3. U.S. Pat. No. 5,785,726 (Dorfeld et al.), U.S. Pat. No. 6,128,924 (Bange et al.), U.S. Pat. No. 5,824,127 (Bange et al.), and co-pending patent application Ser. No. 11/116,669: These references disclose processes aimed at manufacturing arsenic-free glasses, reflecting a continuous effort in the art to reduce or eliminate hazardous arsenic levels due to environmental and health concerns. The background also notes that antimony, while used as a replacement for arsenic, also has environmental and health issues and is a less effective fining agent.
4. General knowledge in the art (as stated in the patent's background): The patent explicitly states that tin oxide (SnO2) has been a component of AMLCD glasses for many years, often introduced through tin oxide electrodes during Joule melting (e.g., Corning Incorporated Code 7059, 1737, and EAGLE 2000 glasses). It is noted that SnO2 has no known hazardous properties, making it a desirable fining agent, although it is considered "less effective" compared to arsenic or antimony.
5. General desired properties for AMLCD substrates (as stated in the patent's background): The industry desired glass compositions with a low density (preferably less than or equal to 2.45 grams/cm3, and more preferably less than or equal to 2.41 grams/cm3), a linear coefficient of thermal expansion (CTE) in the range of 28-34 × 10−7 /° C. (0-300° C.), and consistently low gaseous inclusion levels (less than or equal to 0.05 inclusions/cm3 for sheets having a volume of at least 500 cm3).

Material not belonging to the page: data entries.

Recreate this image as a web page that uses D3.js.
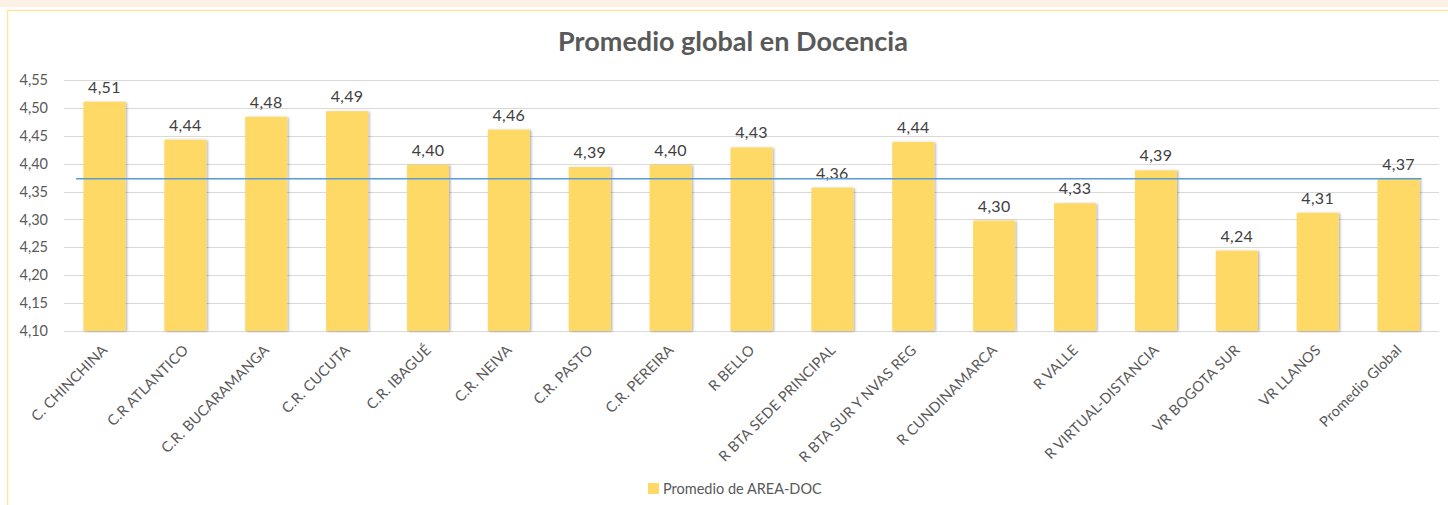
<!DOCTYPE html>
<html>
<head>
<meta charset="utf-8">
<script src="https://cdn.jsdelivr.net/npm/d3@7.9.0/dist/d3.min.js"></script>
<style>
  body { margin: 0; background: #fff; }
  svg { display: block; font-family: Lato, "Open Sans", sans-serif; }
</style>
</head>
<body>
<svg id="chart" width="1448" height="505"></svg>
<script>
// data
const categories = [
  'C. CHINCHINA', 'C.R ATLANTICO', 'C.R. BUCARAMANGA', 'C.R. CUCUTA', 'C.R. IBAGUÉ',
  'C.R. NEIVA', 'C.R. PASTO', 'C.R. PEREIRA', 'R BELLO', 'R BTA SEDE PRINCIPAL',
  'R BTA SUR Y NVAS REG', 'R CUNDINAMARCA', 'R VALLE', 'R VIRTUAL-DISTANCIA',
  'VR BOGOTA SUR', 'VR LLANOS', 'Promedio Global'
];
const promedio = [
  4.511, 4.443, 4.484, 4.494, 4.398, 4.461, 4.394, 4.398, 4.429, 4.357,
  4.439, 4.298, 4.329, 4.388, 4.244, 4.312, 4.373
];
const promedioGlobal = 4.373;
const yTicks = [4.10, 4.15, 4.20, 4.25, 4.30, 4.35, 4.40, 4.45, 4.50, 4.55];
const seriesName = 'Promedio de AREA-DOC';

const svg = d3.select('#chart');
const fmt = d3.formatLocale({ decimal: ',', thousands: '.', grouping: [3], currency: ['', ''] }).format('.2f');

// frame
svg.append('rect').attr('x', 0).attr('y', 0).attr('width', 1448).attr('height', 7).attr('fill', '#fdf0e4');
svg.append('rect').attr('x', 7.5).attr('y', 10.5).attr('width', 1460).attr('height', 520)
  .attr('fill', '#fff').attr('stroke', '#ffe699').attr('stroke-width', 1.5);

const defs = svg.append('defs');
const f = defs.append('filter').attr('id', 'shadow').attr('x', '-20%').attr('y', '-5%').attr('width', '140%').attr('height', '110%');
f.append('feDropShadow').attr('dx', 1.5).attr('dy', 0.5).attr('stdDeviation', 1.2)
  .attr('flood-color', '#000').attr('flood-opacity', 0.3);

const x = d3.scaleBand().domain(categories).range([64, 1439]).paddingInner(0.48).paddingOuter(0.24);
const y = d3.scaleLinear().domain([4.10, 4.55]).range([331, 80]);

// title
svg.append('text').attr('x', 733).attr('y', 51).attr('text-anchor', 'middle')
  .attr('font-size', 27).attr('font-weight', 'bold').attr('fill', '#595959')
  .text('Promedio global en Docencia');

// grid
svg.append('g').selectAll('line').data(yTicks).join('line')
  .attr('x1', 64).attr('x2', 1439)
  .attr('y1', d => Math.round(y(d)) + 0.5).attr('y2', d => Math.round(y(d)) + 0.5)
  .attr('stroke', '#d9d9d9').attr('stroke-width', 1);

// y axis labels
const yAxis = svg.append('g').attr('transform', 'translate(64,0)')
  .call(d3.axisLeft(y).tickValues(yTicks).tickFormat(fmt).tickSize(0).tickPadding(16));
yAxis.select('.domain').remove();
yAxis.selectAll('text').attr('font-family', 'Lato, sans-serif').attr('font-size', 14.5).attr('fill', '#595959');

// bars
svg.append('g').selectAll('rect').data(promedio).join('rect')
  .attr('x', (d, i) => x(categories[i]))
  .attr('y', d => y(d))
  .attr('width', x.bandwidth())
  .attr('height', d => y(4.10) - y(d))
  .attr('fill', '#ffd966')
  .attr('filter', 'url(#shadow)');

// value labels
svg.append('g').selectAll('text').data(promedio).join('text')
  .attr('x', (d, i) => x(categories[i]) + x.bandwidth() / 2)
  .attr('y', d => y(d) - 9)
  .attr('text-anchor', 'middle').attr('font-size', 16).attr('fill', '#404040')
  .attr('letter-spacing', 0.3)
  .text(d => fmt(d));

// average line
const bw = x.step();
svg.append('line')
  .attr('x1', x(categories[0]) - bw * 0.09)
  .attr('x2', x(categories[categories.length - 1]) + x.bandwidth() + 2)
  .attr('y1', y(promedioGlobal)).attr('y2', y(promedioGlobal))
  .attr('stroke', '#5b9bd5').attr('stroke-width', 1.5);

// x axis labels
const xAxis = svg.append('g').attr('transform', `translate(0,${y(4.10)})`)
  .call(d3.axisBottom(x).tickSize(0).tickPadding(0));
xAxis.select('.domain').remove();
xAxis.selectAll('text')
  .attr('font-family', 'Lato, sans-serif').attr('font-size', 14.5).attr('fill', '#595959')
  .attr('letter-spacing', 0.2)
  .attr('text-anchor', 'end').attr('dy', 0)
  .attr('transform', 'translate(4,20) rotate(-45)');

// legend
const lg = svg.append('g').attr('transform', 'translate(648,483)');
lg.append('rect').attr('width', 11).attr('height', 11).attr('fill', '#ffd966');
lg.append('text').attr('x', 15).attr('y', 10.5).attr('font-size', 14.5).attr('fill', '#595959').text(seriesName);
</script>
</body>
</html>
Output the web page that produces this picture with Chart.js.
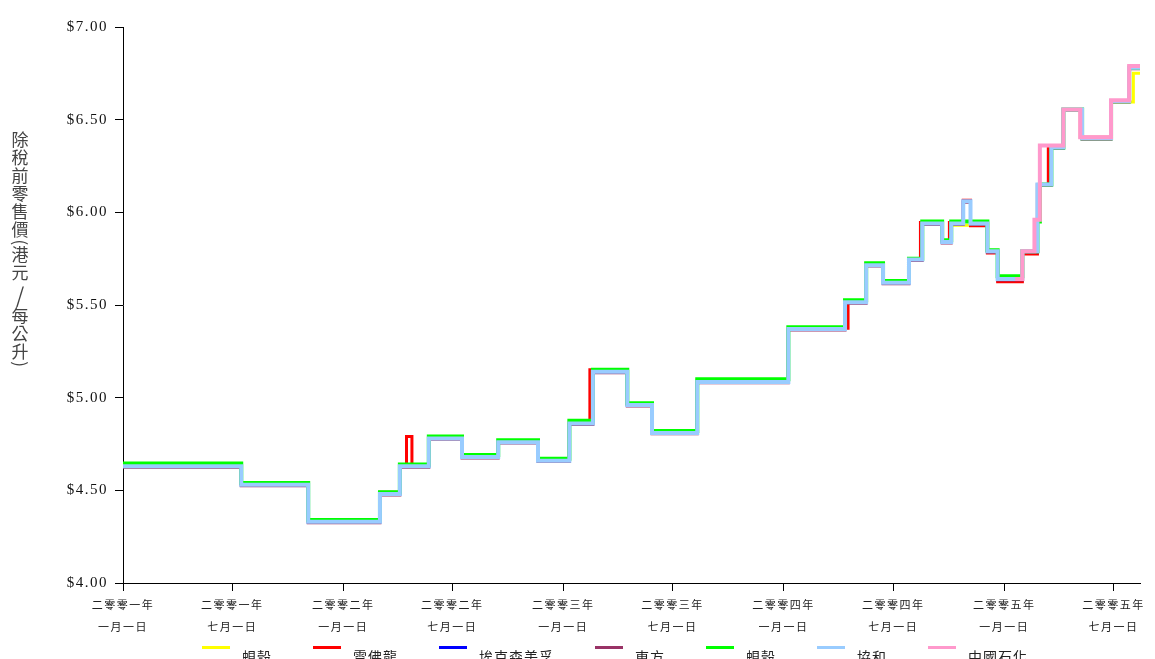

Obviousness Analysis under 35 U.S.C. § 103:

A person having ordinary skill in the art (POSITA) in 2005 (the priority date of US7851394) would be motivated to combine the teachings of these prior art references to develop an improved glass for AMLCD applications.

Combination of References and Motivation:

A POSITA would be driven by the following motivations to combine the elements present in the prior art:

• Environmental and Safety Imperative: The clear and continuous effort in the art to produce arsenic-free and antimony-free glasses would strongly motivate a POSITA to seek non-hazardous alternatives for fining. Given that SnO2 was already known as a component in AMLCD glasses and had no known hazardous properties, it would be an obvious choice to explore as a primary fining agent, despite its acknowledged "less effective" nature compared to arsenic or antimony.
• Manufacturing and Performance Demands for AMLCDs: To produce large, high-quality AMLCD substrates efficiently, the fusion downdraw process, as taught by the Dockerty patents, was a preferred manufacturing method. This process, however, imposes specific requirements on glass properties, notably a high liquidus viscosity. Concurrently, AMLCDs demand glasses with specific performance attributes: high thermal stability (strain point greater than 650° C., as taught by Dumbaugh et al. and Chacon et al.), chemical durability, and dimensional stability (a CTE in the range of 28-34 × 10−7 /° C.). Furthermore, the increasing size of display panels created a need for glasses with lower density (preferably ≤ 2.41 grams/cm3) to address weight and sag issues.
• Routine Optimization to Balance Conflicting Requirements: Faced with the challenge of incorporating a "less effective" fining agent (SnO2) into a glass composition that also meets stringent physical property and manufacturing process requirements (fusion process compatibility, high strain point, low density, desired CTE, alkali-free nature), a POSITA would engage in routine experimentation and optimization of known boroalumino silicate glass compositions. Glass chemists are accustomed to adjusting the concentrations of various oxides, including network formers (SiO2, Al2O3, B2O3) and modifiers (alkaline earth oxides like MgO, CaO, SrO, BaO), to balance multiple desired properties. The specific compositional ranges of Claim 1, including the MgO content of 1.0-3.0 mole percent and the Σ[RO]/[Al2O3] ratio of 1.00-1.25, while not explicitly taught in the background as the solution, would fall within the scope of predictable variations and optimizations a POSITA would undertake to simultaneously achieve: (1) effective non-hazardous fining with SnO2, (2) compatibility with the fusion process (high liquidus viscosity), and (3) the desired physical and chemical properties (e.g., low density, high strain point, suitable CTE) for AMLCD substrates.

Therefore, the combination of: (1) the Dockerty patents teaching the fusion process and its constraints, (2) the Dumbaugh/Chacon patents teaching high strain point glasses, (3) the Dorfeld/Bange patents teaching the motivation for arsenic-free glasses, (4) the general knowledge in the art of SnO2 as a non-hazardous fining agent in AMLCD glasses, and (5) the well-known industry desires for specific glass properties (low density, CTE, low inclusions), would render the claimed invention obvious to a POSITA seeking to develop an improved, environmentally friendly, and high-performance AMLCD glass. The specific compositional ranges would be arrived at through routine experimentation and optimization in light of these known requirements and desired outcomes.